Hamm, who has lived across from the property on Milner Avenue for 25 years, says he wants to preserve the urban forest. He says up until 2018, the Garry oaks on the property were protected under the District of Saanich’s Environmental Development Permit Area (EDPA) bylaw. Saanich Council repealed the restrictive bylaw in 2018.
“When that was removed the development application came in and we just think it is too dense,” said Hamm. “We think the subdivision is not going to allow a lot of these trees to remain.”
Its the loss of these trees that has neighbours asking Saanich to revoke the conditional approval for the proposed subdivision.
“There are 143 bylaw-protected trees in that lot, most of them are Garry oak but some are Douglas fir,” said area resident Mark Zuehlke. “We aren’t saying no development, what we are saying is a development that is respectful of the ecosystem that’s here.”
Neighbours are worried about the number of trees that would be removed to make room for the new homes in the proposed subdivision.
The property was already zoned for residential use and there have been no requests for variances so no action was required by Saanich council to grant conditional approval.

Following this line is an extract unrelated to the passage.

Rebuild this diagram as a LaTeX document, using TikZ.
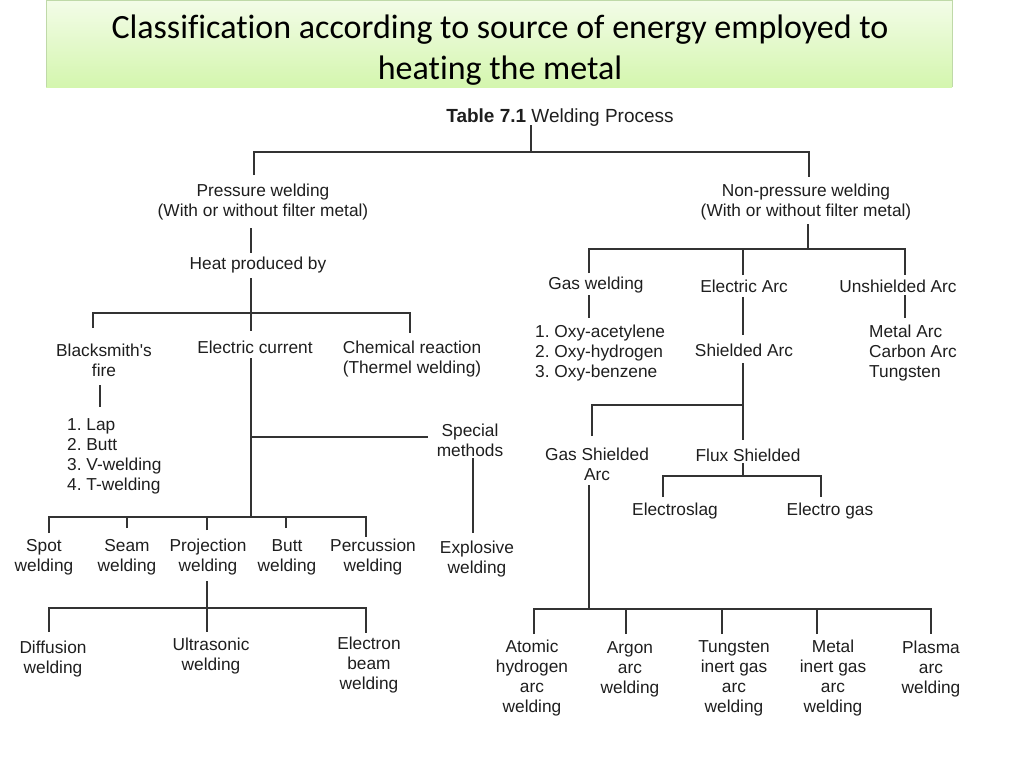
\documentclass[tikz,border=0pt]{standalone}
\usepackage{fontspec}
\setmainfont{Liberation Sans}
\newfontfamily\titlefont[Ligatures=CommonOff]{Carlito}
\definecolor{lncol}{HTML}{333333}
\definecolor{txtcol}{HTML}{1E1E1E}
\definecolor{bantop}{HTML}{F3FCE8}
\definecolor{banbot}{HTML}{D4F6AE}
\definecolor{banline}{HTML}{BFD9A8}
\frenchspacing
\begin{document}
\begin{tikzpicture}[x=1pt,y=-1pt,
  lbl/.style={inner sep=0pt, align=center, font=\fontsize{17.3}{20}\selectfont, text=txtcol, yshift=-2pt},
  lst/.style={lbl, align=left, anchor=west},
  ln/.style={line width=1.8pt, draw=lncol}]
\useasboundingbox (0,0) rectangle (1024,768);
% title banner
\shade[top color=bantop, bottom color=banbot] (46,0) rectangle (952,87);
\draw[banline, line width=1pt] (46,87) -- (46,0.5) -- (952,0.5) -- (952,87);
\node[inner sep=0pt, align=center, font=\titlefont\fontsize{34}{41}\selectfont] (title) at (500,50)
  {Classification according to source of energy employed to\\heating the metal};
% nodes
\node[lbl, font=\fontsize{19}{22}\selectfont, yshift=-1pt] (tab) at (560,115) {\textbf{Table 7.1} Welding Process};
\node[lbl] (pw) at (263,200) {Pressure welding\\(With or without filter metal)};
\node[lbl] (hp) at (258,263) {Heat produced by};
\node[lbl] (bf) at (104,358) {Blacksmith\textquotesingle s\\fire};
\node[lbl] (ec) at (255,345) {Electric current};
\node[lbl] (cr) at (412,357) {Chemical reaction\\(Thermel welding)};
\node[lst] (bl) at (67,454.5) {1. Lap\\2. Butt\\3. V-welding\\4. T-welding};
\node[lbl] (sm) at (470,438) {Special\\methods};
\node[lbl] (ex) at (477,557) {Explosive\\welding};
\node[lbl] (spot) at (44,555) {Spot\\welding};
\node[lbl] (seam) at (127,555) {Seam\\welding};
\node[lbl] (proj) at (208,555) {Projection\\welding};
\node[lbl] (butt) at (287,555) {Butt\\welding};
\node[lbl] (perc) at (373,555) {Percussion\\welding};
\node[lbl] (diff) at (53,657.5) {Diffusion\\welding};
\node[lbl] (ultra) at (211,654.5) {Ultrasonic\\welding};
\node[lbl] (eb) at (369,663.5) {Electron\\beam\\welding};
\node[lbl] (npw) at (806,200) {Non-pressure welding\\(With or without filter metal)};
\node[lbl] (gw) at (596,283) {Gas welding};
\node[lbl] (ea) at (744,284) {Electric Arc};
\node[lbl] (ua) at (898,284) {Unshielded Arc};
\node[lst] (ox) at (535,351) {1. Oxy-acetylene\\2. Oxy-hydrogen\\3. Oxy-benzene};
\node[lbl] (sa) at (744,348) {Shielded Arc};
\node[lst] (ma) at (869,351) {Metal Arc\\Carbon Arc\\Tungsten};
\node[lbl] (gsa) at (597,462.5) {Gas Shielded\\Arc};
\node[lbl] (fs) at (748,453) {Flux Shielded};
\node[lbl] (es) at (675,509) {Electroslag};
\node[lbl] (eg) at (830,509) {Electro gas};
\node[lbl] (ah) at (532,676.5) {Atomic\\hydrogen\\arc\\welding};
\node[lbl] (ar) at (630,667) {Argon\\arc\\welding};
\node[lbl] (tig) at (734,676.5) {Tungsten\\inert gas\\arc\\welding};
\node[lbl] (mig) at (833,676.5) {Metal\\inert gas\\arc\\welding};
\node[lbl] (pl) at (931,667) {Plasma\\arc\\welding};
% junctions and connector ends
\coordinate (tabB) at (531,125);
\coordinate (j0) at (531,152);
\coordinate (pwT) at (254,175);
\coordinate (npwT) at (809,177);
\draw[ln] (tabB) -- (j0);
\draw[ln] (pwT) |- (j0) -| (npwT);
% pressure welding branch
\coordinate (pwB) at (251,228);
\coordinate (hpT) at (251,253);
\draw[ln] (pwB) -- (hpT);
\coordinate (hpB) at (251,278);
\coordinate (j1) at (251,313);
\coordinate (ecT) at (251,331);
\coordinate (bfT) at (93,328);
\coordinate (crT) at (410,333);
\draw[ln] (hpB) -- (ecT);
\draw[ln] (bfT) |- (j1) -| (crT);
\coordinate (bfB) at (100,385);
\coordinate (blT) at (100,407);
\draw[ln] (bfB) -- (blT);
\coordinate (ecB) at (251,358);
\coordinate (j2) at (251,517);
\draw[ln] (ecB) -- (j2);
\coordinate (j3) at (251,437);
\coordinate (smL) at (428,437);
\draw[ln] (j3) -- (smL);
\coordinate (smB) at (473,458);
\coordinate (exT) at (473,533);
\draw[ln] (smB) -- (exT);
\coordinate (spotT) at (49,533);
\coordinate (seamT) at (127,528);
\coordinate (projT) at (207,530);
\coordinate (buttT) at (286,528);
\coordinate (percT) at (366,537);
\draw[ln] (spotT) |- (j2) -| (percT);
\draw[ln] (seamT) -- (seamT |- j2);
\draw[ln] (projT) -- (projT |- j2);
\draw[ln] (buttT) -- (buttT |- j2);
\coordinate (projB) at (207,581);
\coordinate (j4) at (207,608);
\coordinate (diffT) at (49,632);
\coordinate (ultraT) at (207,632);
\coordinate (ebT) at (366,633);
\draw[ln] (projB) -- (ultraT);
\draw[ln] (diffT) |- (j4) -| (ebT);
% non-pressure branch
\coordinate (npwB) at (808,224);
\coordinate (j5) at (808,249);
\draw[ln] (npwB) -- (j5);
\coordinate (gwT) at (589,273);
\coordinate (eaT) at (743,275);
\coordinate (uaT) at (905,275);
\draw[ln] (gwT) |- (j5) -| (uaT);
\draw[ln] (eaT) -- (eaT |- j5);
\coordinate (gwB) at (589,295);
\coordinate (oxT) at (589,318);
\draw[ln] (gwB) -- (oxT);
\coordinate (eaB) at (743,297);
\coordinate (saT) at (743,335);
\draw[ln] (eaB) -- (saT);
\coordinate (uaB) at (905,295);
\coordinate (maT) at (905,318);
\draw[ln] (uaB) -- (maT);
\coordinate (saB) at (743,363);
\coordinate (fsT) at (743,440);
\coordinate (j6) at (743,405);
\coordinate (gsaT) at (592,436);
\draw[ln] (saB) -- (fsT);
\draw[ln] (gsaT) |- (j6);
\coordinate (fsB) at (743,463);
\coordinate (j7) at (743,476);
\coordinate (esT) at (663,497);
\coordinate (egT) at (821,497);
\draw[ln] (fsB) -- (j7);
\draw[ln] (esT) |- (j7) -| (egT);
\coordinate (gsaB) at (589,485);
\coordinate (j8) at (589,609);
\draw[ln] (gsaB) -- (j8);
\coordinate (ahT) at (534,634);
\coordinate (arT) at (626,634);
\coordinate (tigT) at (722,634);
\coordinate (migT) at (817,634);
\coordinate (plT) at (931,634);
\draw[ln] (ahT) |- (j8) -| (plT);
\draw[ln] (arT) -- (arT |- j8);
\draw[ln] (tigT) -- (tigT |- j8);
\draw[ln] (migT) -- (migT |- j8);
\end{tikzpicture}
\end{document}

In a statement to CTV News, Saanich staff say, “This application was revised extensively by all staff before conditional approval was granted.”
The property is currently listed as two parcels of land for $3.998 million. The realtor who represents the Kasapi family, who have owned the property for decades, says the property is on the market with the conditional approval for the subdivision in place.
“Everything is being done per Saanich’s rules, guidelines being vetted out and the trees are already earmarked to be preserved,” said Neil Bosdet, a realtor with Royal Lepage Coast Capital Realty. “Saanich will look into it in more detail as the process move forward.”
Saanich staff say the future developer must meet specific conditions as the project moves forward, such as natural area protection.
However, residents say they’re still concerned about how much of the largely untouched property will be protected once development begins.
“We’re just concerned that these trees are not going to be preserved in the proposed subdivision plan,” said Hamm. “We’d like to see some responsible development that allows as many trees as possible to remain.”